--- BEGIN ---

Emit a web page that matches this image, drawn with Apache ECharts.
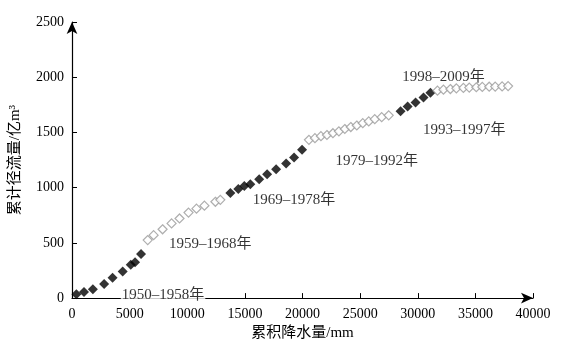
<!DOCTYPE html>
<html><head><meta charset="utf-8">
<script src="https://cdn.jsdelivr.net/npm/echarts@6/dist/echarts.min.js"></script>
<style>html,body{margin:0;padding:0;background:#fff}#c{width:564px;height:346px}</style>
</head><body><div id="c"></div>
<script>
// Cumulative precipitation (mm) and cumulative runoff (亿m³) by period
const p1950 = [380, 1040, 1810, 2790, 3520, 4400, 5100, 5470, 5990];
const r1950 = [35, 55, 80, 128, 185, 240, 303, 325, 400];
const p1959 = [6570, 7080, 7860, 8640, 9330, 10110, 10800, 11490, 12440, 12870];
const r1959 = [525, 570, 623, 676, 721, 774, 810, 837, 872, 890];
const p1969 = [13740, 14430, 14950, 15470, 16240, 16930, 17710, 18580, 19270, 19960];
const r1969 = [952, 988, 1015, 1032, 1077, 1121, 1166, 1219, 1273, 1344];
const p1979 = [20560, 21080, 21600, 22120, 22640, 23160, 23670, 24190, 24710, 25230, 25750, 26270, 26870, 27480];
const r1979 = [1433, 1448, 1466, 1477, 1493, 1510, 1531, 1549, 1563, 1584, 1600, 1620, 1638, 1655];
const p1993 = [28510, 29120, 29810, 30500, 31100];
const r1993 = [1691, 1736, 1771, 1816, 1860];
const p1998 = [31710, 32230, 32830, 33350, 33960, 34470, 35080, 35600, 36200, 36720, 37320, 37840];
const r1998 = [1878, 1887, 1893, 1899, 1903, 1906, 1909, 1912, 1914, 1915, 1917, 1920];

const periodLabels = ['1950–1958年','1959–1968年','1969–1978年','1979–1992年','1993–1997年','1998–2009年'];
const labelAnchorX = [7900, 12000, 19270, 26440, 34040, 32230];
const labelAnchorY = [25, 489, 890, 1237, 1521, 2005];

const xTicks = [0, 5000, 10000, 15000, 20000, 25000, 30000, 35000, 40000];
const yTicks = [0, 500, 1000, 1500, 2000, 2500];

const zip = (a, b) => a.map((v, i) => [v, b[i]]);
const FONT = '"Liberation Serif", "Noto Sans CJK SC", serif';

const filled = { symbol: 'diamond', symbolSize: 10, itemStyle: { color: '#000' } };
const hollow = { symbol: 'diamond', symbolSize: 9, itemStyle: { color: '#fff', borderColor: '#9a9a9a', borderWidth: 1.2 } };

const groups = [
  [p1950, r1950, filled], [p1959, r1959, hollow], [p1969, r1969, filled],
  [p1979, r1979, hollow], [p1993, r1993, filled], [p1998, r1998, hollow]
];

const series = groups.map((g, i) => Object.assign({
  type: 'scatter', data: zip(g[0], g[1]), silent: true
}, g[2]));

series.push({
  type: 'scatter', silent: true, symbol: 'circle', symbolSize: 1, z: 10,
  itemStyle: { color: 'rgba(0,0,0,0)' },
  label: { show: true, position: 'inside', color: '#000', fontFamily: FONT, fontSize: 15,
    formatter: p => p.name },
  data: periodLabels.map((t, i) => ({
    name: t, value: [labelAnchorX[i], labelAnchorY[i]],
    label: i === 0 ? { backgroundColor: '#fff', padding: [0, 1, 2, 1] } : {}
  }))
});

const chart = echarts.init(document.getElementById('c'), null, { renderer: 'canvas' });
chart.setOption({
  animation: false,
  backgroundColor: '#fff',
  grid: { left: 70, right: 31, top: 22, bottom: 43, containLabel: false },
  xAxis: {
    type: 'value', min: 0, max: 40000, interval: 5000,
    name: '累积降水量/mm', nameLocation: 'middle', nameGap: 27,
    nameTextStyle: { fontFamily: FONT, fontSize: 15, color: '#000' },
    axisLine: { show: true, symbol: ['none', 'arrow'], symbolSize: [8, 12], lineStyle: { color: '#000', width: 1.2 } },
    axisTick: { show: true, inside: true, length: 5, lineStyle: { color: '#000' } },
    axisLabel: { fontFamily: FONT, fontSize: 14, color: '#000', margin: 9,
      formatter: v => xTicks.includes(v) ? String(v) : '' },
    splitLine: { show: false }
  },
  yAxis: {
    type: 'value', min: 0, max: 2500, interval: 500,
    name: '累计径流量/亿m³', nameLocation: 'middle', nameGap: 49,
    nameTextStyle: { fontFamily: FONT, fontSize: 15, color: '#000' },
    axisLine: { show: true, symbol: ['none', 'arrow'], symbolSize: [8, 12], lineStyle: { color: '#000', width: 1.2 } },
    axisTick: { show: true, inside: true, length: 5, lineStyle: { color: '#000' } },
    axisLabel: { fontFamily: FONT, fontSize: 14, color: '#000', margin: 8,
      formatter: v => yTicks.includes(v) ? String(v) : '' },
    splitLine: { show: false }
  },
  series: series
});
</script></body></html>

--- END ---

▶ **REQUIRED WORK**
Return the material exactly as given, apart from the pictures.

▶ **TASK RESPONSE**
Emit a web page that matches this image, drawn with Apache ECharts.
<!DOCTYPE html>
<html><head><meta charset="utf-8">
<script src="https://cdn.jsdelivr.net/npm/echarts@6/dist/echarts.min.js"></script>
<style>html,body{margin:0;padding:0;background:#fff}#c{width:564px;height:346px}</style>
</head><body><div id="c"></div>
<script>
// Cumulative precipitation (mm) and cumulative runoff (亿m³) by period
const p1950 = [380, 1040, 1810, 2790, 3520, 4400, 5100, 5470, 5990];
const r1950 = [35, 55, 80, 128, 185, 240, 303, 325, 400];
const p1959 = [6570, 7080, 7860, 8640, 9330, 10110, 10800, 11490, 12440, 12870];
const r1959 = [525, 570, 623, 676, 721, 774, 810, 837, 872, 890];
const p1969 = [13740, 14430, 14950, 15470, 16240, 16930, 17710, 18580, 19270, 19960];
const r1969 = [952, 988, 1015, 1032, 1077, 1121, 1166, 1219, 1273, 1344];
const p1979 = [20560, 21080, 21600, 22120, 22640, 23160, 23670, 24190, 24710, 25230, 25750, 26270, 26870, 27480];
const r1979 = [1433, 1448, 1466, 1477, 1493, 1510, 1531, 1549, 1563, 1584, 1600, 1620, 1638, 1655];
const p1993 = [28510, 29120, 29810, 30500, 31100];
const r1993 = [1691, 1736, 1771, 1816, 1860];
const p1998 = [31710, 32230, 32830, 33350, 33960, 34470, 35080, 35600, 36200, 36720, 37320, 37840];
const r1998 = [1878, 1887, 1893, 1899, 1903, 1906, 1909, 1912, 1914, 1915, 1917, 1920];

const periodLabels = ['1950–1958年','1959–1968年','1969–1978年','1979–1992年','1993–1997年','1998–2009年'];
const labelAnchorX = [7900, 12000, 19270, 26440, 34040, 32230];
const labelAnchorY = [25, 489, 890, 1237, 1521, 2005];

const xTicks = [0, 5000, 10000, 15000, 20000, 25000, 30000, 35000, 40000];
const yTicks = [0, 500, 1000, 1500, 2000, 2500];

const zip = (a, b) => a.map((v, i) => [v, b[i]]);
const FONT = '"Liberation Serif", "Noto Sans CJK SC", serif';

const filled = { symbol: 'diamond', symbolSize: 10, itemStyle: { color: '#000' } };
const hollow = { symbol: 'diamond', symbolSize: 9, itemStyle: { color: '#fff', borderColor: '#9a9a9a', borderWidth: 1.2 } };

const groups = [
  [p1950, r1950, filled], [p1959, r1959, hollow], [p1969, r1969, filled],
  [p1979, r1979, hollow], [p1993, r1993, filled], [p1998, r1998, hollow]
];

const series = groups.map((g, i) => Object.assign({
  type: 'scatter', data: zip(g[0], g[1]), silent: true
}, g[2]));

series.push({
  type: 'scatter', silent: true, symbol: 'circle', symbolSize: 1, z: 10,
  itemStyle: { color: 'rgba(0,0,0,0)' },
  label: { show: true, position: 'inside', color: '#000', fontFamily: FONT, fontSize: 15,
    formatter: p => p.name },
  data: periodLabels.map((t, i) => ({
    name: t, value: [labelAnchorX[i], labelAnchorY[i]],
    label: i === 0 ? { backgroundColor: '#fff', padding: [0, 1, 2, 1] } : {}
  }))
});

const chart = echarts.init(document.getElementById('c'), null, { renderer: 'canvas' });
chart.setOption({
  animation: false,
  backgroundColor: '#fff',
  grid: { left: 70, right: 31, top: 22, bottom: 43, containLabel: false },
  xAxis: {
    type: 'value', min: 0, max: 40000, interval: 5000,
    name: '累积降水量/mm', nameLocation: 'middle', nameGap: 27,
    nameTextStyle: { fontFamily: FONT, fontSize: 15, color: '#000' },
    axisLine: { show: true, symbol: ['none', 'arrow'], symbolSize: [8, 12], lineStyle: { color: '#000', width: 1.2 } },
    axisTick: { show: true, inside: true, length: 5, lineStyle: { color: '#000' } },
    axisLabel: { fontFamily: FONT, fontSize: 14, color: '#000', margin: 9,
      formatter: v => xTicks.includes(v) ? String(v) : '' },
    splitLine: { show: false }
  },
  yAxis: {
    type: 'value', min: 0, max: 2500, interval: 500,
    name: '累计径流量/亿m³', nameLocation: 'middle', nameGap: 49,
    nameTextStyle: { fontFamily: FONT, fontSize: 15, color: '#000' },
    axisLine: { show: true, symbol: ['none', 'arrow'], symbolSize: [8, 12], lineStyle: { color: '#000', width: 1.2 } },
    axisTick: { show: true, inside: true, length: 5, lineStyle: { color: '#000' } },
    axisLabel: { fontFamily: FONT, fontSize: 14, color: '#000', margin: 8,
      formatter: v => yTicks.includes(v) ? String(v) : '' },
    splitLine: { show: false }
  },
  series: series
});
</script></body></html>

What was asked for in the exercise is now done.